In 1858 one James L Morgan arrived from Kentucky, apparantly bought the land from one of its many putative owners, and promptly settled it, the first person actually to do so. Once Kansas statehood was assured, the federal government realised it had a problem with numerous multiple claims to ownership of many parcels and resolved to establish clear title to every one of them before statehood added jurisdictional problems to what was already a big mess.

In August, 1860, President Buchanan signed an executive order certifying Morgan as the sole and unique owner. Imagine an era in which government was of a scale that the President himself would attend to such matters more or less personally.

Morgan proceeded to develop a prosperous farm, and a couple of buildings from 1866 remain to this day. He sold this property in the late 1870s because by then he had several contiguous farms elsewhere and had an opportunity to add to his holdings there. The farm continued to prosper and in the early 1890s was bought by the Marshall family, who owned it until 1983.

The Marshalls developped and marketed Harvest Queen wheat, which by 1915 was one of the most popular and productive varieties across the entire southern Midwest. Because it was a very tall wheat (long straw) it fell out of favor in the late 1940s when horses (which needed bedding) were replaced by tractors.

In 2008 we were able to obtain 5 grams of Harvest Queen from the National Germplasm Repository in Idaho, and are presently growing it out in order to obtain enough for field production. The Harvest Queen has come home.

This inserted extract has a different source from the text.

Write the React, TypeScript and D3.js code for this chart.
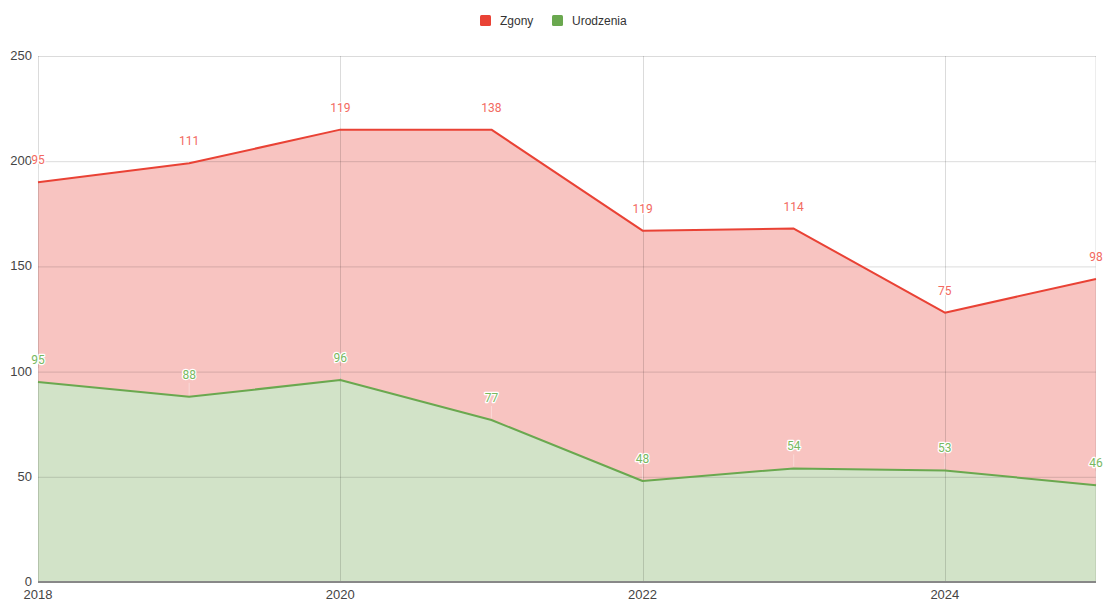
import React from "react";
import * as d3 from "d3";

const years = [2018, 2019, 2020, 2021, 2022, 2023, 2024, 2025];
const urodzenia = [95, 88, 96, 77, 48, 54, 53, 46];
const zgony = [95, 111, 119, 138, 119, 114, 75, 98];
const yTicks = [0, 50, 100, 150, 200, 250];
const xTicks = [2018, 2020, 2022, 2024];

const W = 1104;
const H = 601;
const M = { left: 38, right: 8, top: 56, bottom: 19 };

const RED = "#e94235";
const RED_FILL = "#f8c4c1";
const GREEN = "#6aa84f";
const GREEN_FILL = "#d2e3c8";

export default function App() {
  const x = d3.scaleLinear().domain([2018, 2025]).range([M.left, W - M.right]);
  const y = d3.scaleLinear().domain([0, 250]).range([H - M.bottom, M.top]);

  const rows = years.map((yr, i) => ({ yr, u: urodzenia[i], z: zgony[i] }));
  const stack = d3.stack<any>().keys(["u", "z"])(rows);
  const area = d3
    .area<any>()
    .x((d) => x(d.data.yr))
    .y0((d) => y(d[0]))
    .y1((d) => y(d[1]));
  const line = d3
    .line<any>()
    .x((d) => x(d.data.yr))
    .y((d) => y(d[1]));

  const sU = stack[0];
  const sZ = stack[1];
  const axisFont = "'Liberation Sans', Arial, sans-serif";
  const labelFont = "Roboto, 'Liberation Sans', sans-serif";

  return (
    <svg
      width={W}
      height={H}
      style={{ position: "absolute", left: 0, top: 0, background: "#fff" }}
    >
      {/* legend */}
      <g fontFamily={axisFont} fontSize={12} fill="#333">
        <rect x={480} y={15} width={11} height={11} rx={1.5} fill={RED} />
        <text x={500} y={25}>Zgony</text>
        <rect x={552} y={15} width={11} height={11} rx={1.5} fill={GREEN} />
        <text x={572} y={25}>Urodzenia</text>
      </g>

      {/* areas */}
      <path d={area(sZ) || ""} fill={RED_FILL} />
      <path d={area(sU) || ""} fill={GREEN_FILL} />

      {/* gridlines over fills */}
      <g stroke="#000" strokeOpacity={0.14} strokeWidth={1}>
        {yTicks.filter((t) => t > 0).map((t) => (
          <line key={t} x1={M.left} x2={W - M.right} y1={y(t) + 0.5} y2={y(t) + 0.5} />
        ))}
        {xTicks.map((t) => (
          <line key={t} x1={Math.round(x(t)) + 0.5} x2={Math.round(x(t)) + 0.5} y1={M.top} y2={H - M.bottom} />
        ))}
        <line x1={W - M.right - 0.5} x2={W - M.right - 0.5} y1={M.top} y2={H - M.bottom} strokeOpacity={0.07} />
      </g>

      {/* label leaders */}
      <g stroke="#fff" strokeOpacity={0.35} strokeWidth={1}>
        {sZ.map((d, i) => (
          <line key={"lz" + i} x1={x(years[i])} x2={x(years[i])} y1={y(d[1]) - 14} y2={y(d[1]) - 2} />
        ))}
        {sU.map((d, i) => (
          <line key={"lu" + i} x1={x(years[i])} x2={x(years[i])} y1={y(d[1]) - 14} y2={y(d[1]) - 2} />
        ))}
      </g>

      {/* lines */}
      <path d={line(sZ) || ""} fill="none" stroke={RED} strokeWidth={2} strokeLinejoin="round" />
      <path d={line(sU) || ""} fill="none" stroke={GREEN} strokeWidth={2} strokeLinejoin="round" />

      {/* baseline */}
      <line x1={M.left} x2={W - M.right} y1={y(0)} y2={y(0)} stroke="#888" strokeWidth={2} />

      {/* y axis labels */}
      <g fontFamily={axisFont} fontSize={13} fill="#444" textAnchor="end">
        {yTicks.map((t) => (
          <text key={t} x={M.left - 6} y={y(t) + 4}>
            {t}
          </text>
        ))}
      </g>

      {/* x axis labels */}
      <g fontFamily={axisFont} fontSize={13} fill="#444" textAnchor="middle">
        {xTicks.map((t) => (
          <text key={t} x={x(t)} y={H - 2}>
            {t}
          </text>
        ))}
      </g>

      {/* data labels */}
      <g fontFamily={labelFont} fontSize={12} textAnchor="middle">
        {sZ.map((d, i) => (
          <text
            key={"tz" + i}
            x={x(years[i])}
            y={y(d[1]) - 18}
            fill="#f26a61"
            stroke="#fff"
            strokeWidth={2.5}
            paintOrder="stroke"
            strokeLinejoin="round"
          >
            {zgony[i]}
          </text>
        ))}
        {sU.map((d, i) => (
          <text
            key={"tu" + i}
            x={x(years[i])}
            y={y(d[1]) - 18}
            fill="#78b85f"
            stroke="#fff"
            strokeWidth={2.5}
            paintOrder="stroke"
            strokeLinejoin="round"
          >
            {urodzenia[i]}
          </text>
        ))}
      </g>
    </svg>
  );
}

So profitable was Harvest Queen wheat that in 1921 the Marshalls built the Gordon — Van Tine kit house (Model 512)  in which we currently live, and which we are gradually restoring to 1920s condition and appearance.

The greenhouse business here was begun by Cliff and Mary Thomas in 1990; we still have their first hand-lettered ‘plant sale’ sign from Mothers’ Day 1990. We purchased the farm in 2001, and though there remains much to do, we count the work as a privilege and many of our customers as friends.